> _Problem_
State the number of lines below in which the word "this" appears. Nothing else belongs in the answer.

** Begin Entries supplied **

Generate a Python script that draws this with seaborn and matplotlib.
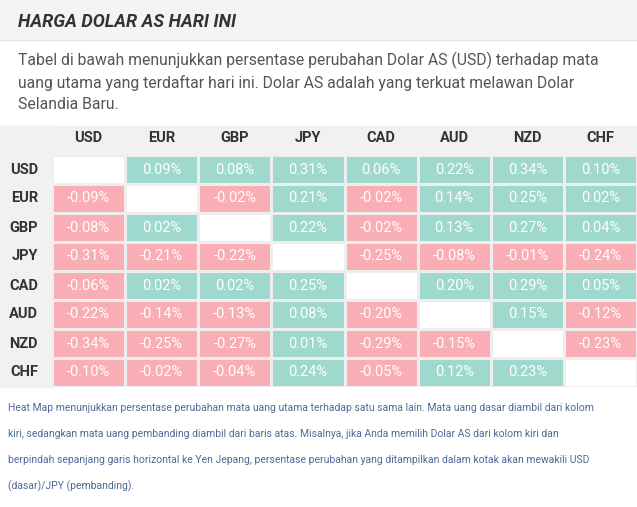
import numpy as np
import pandas as pd
import matplotlib
matplotlib.use("Agg")
from matplotlib import pyplot as plt
from matplotlib.colors import ListedColormap
import seaborn as sns

currencies = ["USD", "EUR", "GBP", "JPY", "CAD", "AUD", "NZD", "CHF"]
changes = [
    [np.nan, 0.09, 0.08, 0.31, 0.06, 0.22, 0.34, 0.10],
    [-0.09, np.nan, -0.02, 0.21, -0.02, 0.14, 0.25, 0.02],
    [-0.08, 0.02, np.nan, 0.22, -0.02, 0.13, 0.27, 0.04],
    [-0.31, -0.21, -0.22, np.nan, -0.25, -0.08, -0.01, -0.24],
    [-0.06, 0.02, 0.02, 0.25, np.nan, 0.20, 0.29, 0.05],
    [-0.22, -0.14, -0.13, 0.08, -0.20, np.nan, 0.15, -0.12],
    [-0.34, -0.25, -0.27, 0.01, -0.29, -0.15, np.nan, -0.23],
    [-0.10, -0.02, -0.04, 0.24, -0.05, 0.12, 0.23, np.nan],
]

title = "HARGA DOLAR AS HARI INI"
description = ("Tabel di bawah menunjukkan persentase perubahan Dolar AS (USD) terhadap mata\n"
               "uang utama yang terdaftar hari ini. Dolar AS adalah yang terkuat melawan Dolar\n"
               "Selandia Baru.")
footer = ["Heat Map menunjukkan persentase perubahan mata uang utama terhadap satu sama lain. Mata uang dasar diambil dari kolom",
          "kiri, sedangkan mata uang pembanding diambil dari baris atas. Misalnya, jika Anda memilih Dolar AS dari kolom kiri dan",
          "berpindah sepanjang garis horizontal ke Yen Jepang, persentase perubahan yang ditampilkan dalam kotak akan mewakili USD",
          "(dasar)/JPY (pembanding)."]

df = pd.DataFrame(changes, index=currencies, columns=currencies)
sign = np.sign(df).replace(0, 1)
labels = df.map(lambda v: "" if pd.isna(v) else f"{v:.2f}%")

W, H = 637, 507
fig = plt.figure(figsize=(W / 100, H / 100), dpi=100)
plt.rcParams["font.family"] = "Roboto"

def fx(px): return px / W
def fy(py): return 1 - py / H

# background bands
bg = fig.add_axes([0, 0, 1, 1], zorder=-1)
bg.set_xlim(0, W); bg.set_ylim(H, 0); bg.axis("off")
bg.add_patch(plt.Rectangle((0, 0), W, 40, color="#f4f4f4"))
bg.add_patch(plt.Rectangle((0, 126), W, 29, color="#f1f1f1"))
bg.add_patch(plt.Rectangle((0, 126), 52, 261, color="#f1f1f1"))
bg.plot([0, W], [40, 40], color="#e4e4e4", lw=1)

fig.text(fx(18), fy(22), title, fontsize=13, fontweight="bold", fontstyle="italic",
         color="#333333", va="center")
fig.text(fx(18), fy(52), description, fontsize=11.3, color="#555555", va="top",
         linespacing=1.45)
for i, line in enumerate(footer):
    fig.text(fx(8), fy(408 + i * 26), line, fontsize=7.5, color="#4d6b95", va="center")

ax = fig.add_axes([fx(52), fy(387), fx(W - 52), (387 - 155) / H])
cmap = ListedColormap(["#f8aeb4", "#9fd8cc"])
sns.heatmap(sign, mask=df.isna(), cmap=cmap, vmin=-1, vmax=1, cbar=False,
            annot=labels, fmt="", linewidths=1, linecolor="#eeeeee",
            annot_kws={"color": "white", "fontsize": 10.5}, ax=ax)
ax.xaxis.tick_top()
ax.set_xlabel(""); ax.set_ylabel("")
ax.tick_params(axis="x", length=0, pad=7)
ax.tick_params(axis="y", length=0, pad=10)
ax.set_xticklabels(currencies, fontsize=10.5, fontweight="bold", color="#333333")
ax.set_yticklabels(currencies, fontsize=10.5, fontweight="bold", color="#333333", rotation=0)

fig.savefig("out.png", dpi=100)
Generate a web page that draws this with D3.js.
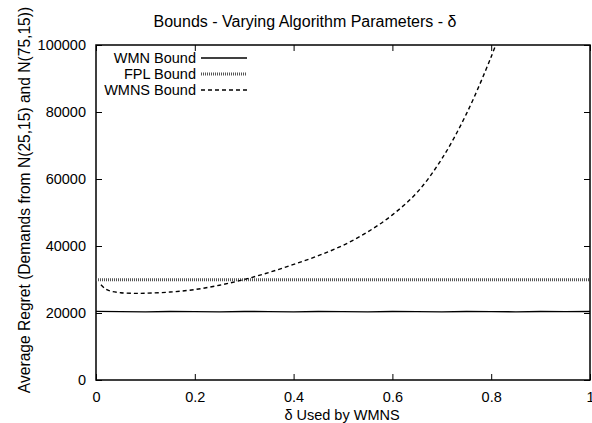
<!DOCTYPE html>
<html>
<head>
<meta charset="utf-8">
<script src="https://cdn.jsdelivr.net/npm/d3@7/dist/d3.min.js"></script>
<style>
  html, body { margin: 0; padding: 0; background: #fff; }
  svg { display: block; }
  text { font-family: "Liberation Sans", Arial, sans-serif; fill: #000; }
</style>
</head>
<body>
<svg id="chart" width="592" height="423"></svg>
<script>
// Regret bounds as a function of the WMNS parameter delta
const deltaWMN = [0, 0.05, 0.1, 0.15, 0.2, 0.25, 0.3, 0.35, 0.4, 0.45, 0.5, 0.55, 0.6, 0.65, 0.7, 0.75, 0.8, 0.85, 0.9, 0.95, 1];
const wmnBound = [20500, 20400, 20350, 20450, 20400, 20350, 20450, 20400, 20350, 20450, 20400, 20350, 20450, 20400, 20350, 20450, 20400, 20350, 20450, 20400, 20450];

const deltaFPL = [0, 1];
const fplBound = [29900, 29900];

const deltaWMNS = [0.01, 0.02, 0.03, 0.05, 0.08, 0.1, 0.15, 0.2, 0.25, 0.3, 0.35, 0.4, 0.45, 0.5, 0.55, 0.6, 0.65, 0.7, 0.75, 0.8, 0.82];
const wmnsBound = [28400, 27100, 26500, 26050, 25850, 25900, 26250, 27000, 28300, 30000, 32100, 34500, 37100, 40200, 44200, 49300, 56000, 66000, 79500, 96500, 104500];

const xTicks = [0, 0.2, 0.4, 0.6, 0.8, 1];
const xTickLabels = ["0", "0.2", "0.4", "0.6", "0.8", "1"];
const yTicks = [0, 20000, 40000, 60000, 80000, 100000];
const yTickLabels = ["0", "20000", "40000", "60000", "80000", "100000"];

const seriesNames = ["WMN Bound", "FPL Bound", "WMNS Bound"];

const svg = d3.select("#chart");
const pLeft = 96, pRight = 590, pTop = 45, pBottom = 380;

const x = d3.scaleLinear().domain([0, 1]).range([pLeft, pRight]);
const y = d3.scaleLinear().domain([0, 100000]).range([pBottom, pTop]);

svg.append("defs").append("clipPath").attr("id", "plot-clip")
  .append("rect").attr("x", pLeft).attr("y", pTop)
  .attr("width", pRight - pLeft).attr("height", pBottom - pTop);

// Title
svg.append("text").attr("x", 305).attr("y", 27)
  .attr("text-anchor", "middle").style("font-size", "16px")
  .text("Bounds - Varying Algorithm Parameters - δ");

// Axes with inward ticks, mirrored on the opposite sides
const tickLen = 6;
const fmtX = (d, i) => xTickLabels[i];
const fmtY = (d, i) => yTickLabels[i];

const axB = svg.append("g").attr("transform", `translate(0,${pBottom})`)
  .call(d3.axisBottom(x).tickValues(xTicks).tickFormat(fmtX).tickSizeInner(-tickLen).tickSizeOuter(0).tickPadding(12));
const axT = svg.append("g").attr("transform", `translate(0,${pTop})`)
  .call(d3.axisTop(x).tickValues(xTicks).tickFormat("").tickSizeInner(-tickLen).tickSizeOuter(0));
const axL = svg.append("g").attr("transform", `translate(${pLeft},0)`)
  .call(d3.axisLeft(y).tickValues(yTicks).tickFormat(fmtY).tickSizeInner(-tickLen).tickSizeOuter(0).tickPadding(10));
const axR = svg.append("g").attr("transform", `translate(${pRight},0)`)
  .call(d3.axisRight(y).tickValues(yTicks).tickFormat("").tickSizeInner(-tickLen).tickSizeOuter(0));

[axB, axT, axL, axR].forEach(g => {
  g.select(".domain").remove();
  g.selectAll(".tick line").attr("stroke", "#000").attr("stroke-width", 1);
  g.selectAll(".tick text").style("font-size", "14.5px").attr("fill", "#000")
    .style("font-family", "'Liberation Sans', Arial, sans-serif");
});

// Frame
svg.append("rect").attr("x", pLeft).attr("y", pTop)
  .attr("width", pRight - pLeft).attr("height", pBottom - pTop)
  .attr("fill", "none").attr("stroke", "#000").attr("stroke-width", 1.5);

// Axis titles
svg.append("text").attr("x", 342).attr("y", 420)
  .attr("text-anchor", "middle").style("font-size", "14.5px")
  .text("δ Used by WMNS");
svg.append("text")
  .attr("transform", "translate(30,200) rotate(-90)")
  .attr("text-anchor", "middle").style("font-size", "15.6px")
  .text("Average Regret (Demands from N(25,15) and N(75,15))");

// Series
const line = d3.line().x(d => x(d[0])).y(d => y(d[1]));
const plot = svg.append("g").attr("clip-path", "url(#plot-clip)");

const styles = [
  { stroke: "#000", width: 1.4, dash: null },
  { stroke: "#555", width: 3, dash: "1,1" },
  { stroke: "#000", width: 1.4, dash: "4,3" }
];
const seriesData = [
  d3.zip(deltaWMN, wmnBound),
  d3.zip(deltaFPL, fplBound),
  d3.zip(deltaWMNS, wmnsBound)
];

seriesData.forEach((data, i) => {
  plot.append("path").datum(data)
    .attr("d", i === 2 ? line.curve(d3.curveCatmullRom)(data) : line.curve(d3.curveLinear)(data))
    .attr("fill", "none").attr("stroke", styles[i].stroke)
    .attr("stroke-width", styles[i].width)
    .attr("stroke-dasharray", styles[i].dash);
});

// Legend
const legend = svg.append("g");
seriesNames.forEach((name, i) => {
  const ly = 58 + i * 16;
  legend.append("text").attr("x", 196).attr("y", ly + 5)
    .attr("text-anchor", "end").style("font-size", "14.5px").text(name);
  legend.append("line").attr("x1", 201).attr("x2", 247)
    .attr("y1", ly).attr("y2", ly)
    .attr("stroke", styles[i].stroke).attr("stroke-width", styles[i].width)
    .attr("stroke-dasharray", styles[i].dash);
});
</script>
</body>
</html>
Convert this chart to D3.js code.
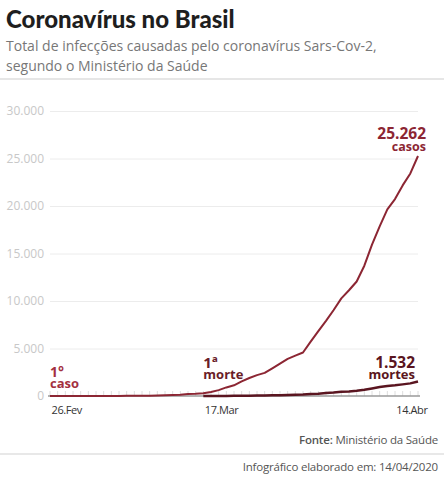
<!DOCTYPE html>
<html>
<head>
<meta charset="utf-8">
<script src="https://cdn.jsdelivr.net/npm/d3@7"></script>
<style>
  html, body { margin: 0; padding: 0; background: #fff; }
  svg { display: block; font-family: "Open Sans", sans-serif; }
  .title { font-family: "Lato", sans-serif; font-weight: 900; font-size: 24px; fill: #1e1e1e; }
  .subtitle { font-size: 14px; fill: #777; }
  .ylab { font-size: 12px; fill: #c8c8c8; }
  .xlab { font-size: 11px; fill: #333; letter-spacing: -0.4px; }
  .note { font-size: 11.5px; fill: #555; letter-spacing: -0.2px; }
</style>
</head>
<body>
<script>
/** chart data */
const dates = [
  "2020-02-26", "2020-02-27", "2020-02-28", "2020-02-29", "2020-03-01", "2020-03-02",
  "2020-03-03", "2020-03-04", "2020-03-05", "2020-03-06", "2020-03-07", "2020-03-08",
  "2020-03-09", "2020-03-10", "2020-03-11", "2020-03-12", "2020-03-13", "2020-03-14",
  "2020-03-15", "2020-03-16", "2020-03-17", "2020-03-18", "2020-03-19", "2020-03-20",
  "2020-03-21", "2020-03-22", "2020-03-23", "2020-03-24", "2020-03-25", "2020-03-26",
  "2020-03-27", "2020-03-28", "2020-03-29", "2020-03-30", "2020-03-31", "2020-04-01",
  "2020-04-02", "2020-04-03", "2020-04-04", "2020-04-05", "2020-04-06", "2020-04-07",
  "2020-04-08", "2020-04-09", "2020-04-10", "2020-04-11", "2020-04-12", "2020-04-13",
  "2020-04-14"
];
const casos = [
  1, 1, 1, 2, 2, 2,
  2, 3, 8, 13, 19, 25,
  25, 34, 52, 77, 98, 121,
  200, 234, 291, 428, 621, 904,
  1128, 1546, 1891, 2201, 2433, 2915,
  3417, 3904, 4256, 4579, 5717, 6836,
  7910, 9056, 10278, 11130, 12056, 13717,
  15927, 17857, 19638, 20727, 22169, 23430,
  25262
];
// deaths start on 17.Mar (index 20)
const mortes = [
  1, 4, 7, 11, 18, 25, 34, 46, 57, 77,
  92, 111, 136, 159, 201, 240, 324, 359, 445, 486,
  553, 667, 800, 941, 1056, 1124, 1223, 1328, 1532
];
const yTicks = [0, 5000, 10000, 15000, 20000, 25000, 30000];
const xTicks = ["2020-02-26", "2020-03-17", "2020-04-14"];
const monthNames = ["Jan", "Fev", "Mar", "Abr"];

const width = 444;
const height = 480;
const corCasos = "#8c2633";
const corMortes = "#5a1520";

const parse = d3.timeParse("%Y-%m-%d");
const fmt = d3.format(",.0f");
const ptBR = (v) => fmt(v).replace(/,/g, ".");

var casosData = dates.map((d, i) => ({ date: parse(d), value: casos[i] }));
var mortesData = mortes.map((v, i) => ({ date: parse(dates[20 + i]), value: v }));

var svg = d3.select("body").append("svg")
  .attr("width", width)
  .attr("height", height);

/** header */
svg.append("text").attr("class", "title").attr("x", 6).attr("y", 28)
  .text("Coronavírus no Brasil");
svg.append("text").attr("class", "subtitle").attr("x", 6).attr("y", 51)
  .text("Total de infecções causadas pelo coronavírus Sars-Cov-2,");
svg.append("text").attr("class", "subtitle").attr("x", 6).attr("y", 71)
  .text("segundo o Ministério da Saúde");
svg.append("line").attr("x1", 0).attr("x2", width).attr("y1", 79).attr("y2", 79)
  .attr("stroke", "#e6e6e6").attr("stroke-width", 2);

/** scales */
var x_scale = d3.scaleTime()
  .domain([parse(dates[0]), parse(dates[dates.length - 1])])
  .range([50, 418]);
var y_scale = d3.scaleLinear()
  .domain([0, 30000])
  .range([396, 111]);

// gridlines + y labels
var yAxis = d3.axisLeft(y_scale)
  .tickValues(yTicks)
  .tickSize(-(418 - 50))
  .tickPadding(6)
  .tickFormat(ptBR);
var gy = svg.append("g").attr("transform", "translate(50,0)").call(yAxis);
gy.select(".domain").remove();
gy.selectAll(".tick line").attr("stroke", "#ececec").attr("stroke-width", 1)
  .filter((d) => d === 0).remove();
gy.selectAll(".tick text").attr("class", "ylab").attr("x", -6);
gy.attr("font-family", null).attr("font-size", null);

// daily ticks along the baseline
var dayTicks = d3.timeDay.range(parse(dates[0]), d3.timeDay.offset(parse(dates[dates.length - 1]), 1));
svg.append("g").selectAll("line")
  .data(dayTicks)
  .enter()
  .append("line")
  .attr("x1", (d) => x_scale(d)).attr("x2", (d) => x_scale(d))
  .attr("y1", y_scale(0)).attr("y2", y_scale(0) - 5)
  .attr("stroke", "#dedede").attr("stroke-width", 1);

// x axis baseline + labels
var xAxis = d3.axisBottom(x_scale)
  .tickValues(xTicks.map(parse))
  .tickSize(0)
  .tickPadding(10)
  .tickFormat((d) => d.getDate() + "." + monthNames[d.getMonth()]);
var gx = svg.append("g").attr("transform", "translate(0," + y_scale(0) + ")").call(xAxis);
gx.select(".domain").attr("stroke", "#9a9a9a").attr("stroke-width", 1.5)
  .attr("d", "M48,0H420");
gx.attr("font-family", null).attr("font-size", null);
gx.selectAll(".tick text").attr("class", "xlab")
  .attr("text-anchor", (d, i) => i === 2 ? "end" : "start")
  .attr("dx", (d, i) => i === 2 ? 9 : 1);

/** lines */
var line = d3.line()
  .x((d) => x_scale(d.date))
  .y((d) => y_scale(d.value))
  .curve(d3.curveLinear);

svg.append("path").datum(casosData)
  .attr("fill", "none").attr("stroke", corCasos).attr("stroke-width", 2)
  .attr("stroke-linejoin", "round").attr("d", line);
svg.append("path").datum(mortesData)
  .attr("fill", "none").attr("stroke", corMortes).attr("stroke-width", 2.5)
  .attr("stroke-linejoin", "round").attr("d", line);

/** annotations: two stacked lines in one text */
function label(xp, yp, top, bottom, sizeTop, sizeBottom, gap, color, anchor) {
  var t = svg.append("text")
    .attr("x", xp).attr("y", yp)
    .attr("text-anchor", anchor)
    .style("font-family", "'Open Sans', sans-serif")
    .style("font-weight", 700)
    .attr("fill", color);
  t.append("tspan").attr("x", xp).style("font-size", sizeTop + "px").text(top);
  t.append("tspan").attr("x", xp).attr("dy", gap).style("font-size", sizeBottom + "px").text(bottom);
}
var lastC = casosData[casosData.length - 1];
var lastM = mortesData[mortesData.length - 1];
label(x_scale(lastC.date) + 8, 139, ptBR(lastC.value), "casos", 15.5, 12.5, 12, corCasos, "end");
label(x_scale(lastM.date) - 3, 368, ptBR(lastM.value), "mortes", 15.5, 13, 11, corMortes, "end");
label(x_scale(casosData[0].date), 377, "1°", "caso", 14, 13, 11, "#a3303f", "start");
label(x_scale(mortesData[0].date), 368, "1ª", "morte", 15, 13, 11, "#6a1d28", "start");

/** footer */
var f1 = svg.append("text").attr("class", "note").attr("x", 438).attr("y", 444)
  .attr("text-anchor", "end");
f1.append("tspan").style("font-weight", 600).text("Fonte: ");
f1.append("tspan").text("Ministério da Saúde");
svg.append("line").attr("x1", 0).attr("x2", width).attr("y1", 454).attr("y2", 454)
  .attr("stroke", "#e0e0e0").attr("stroke-width", 1.5);
var f2 = svg.append("text").attr("class", "note").attr("x", 438).attr("y", 471)
  .attr("text-anchor", "end");
f2.append("tspan").text("Infográfico elaborado em: ");
f2.append("tspan").text("14/04/2020");
</script>
</body>
</html>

** End Entries supplied **

> _Answer below_
3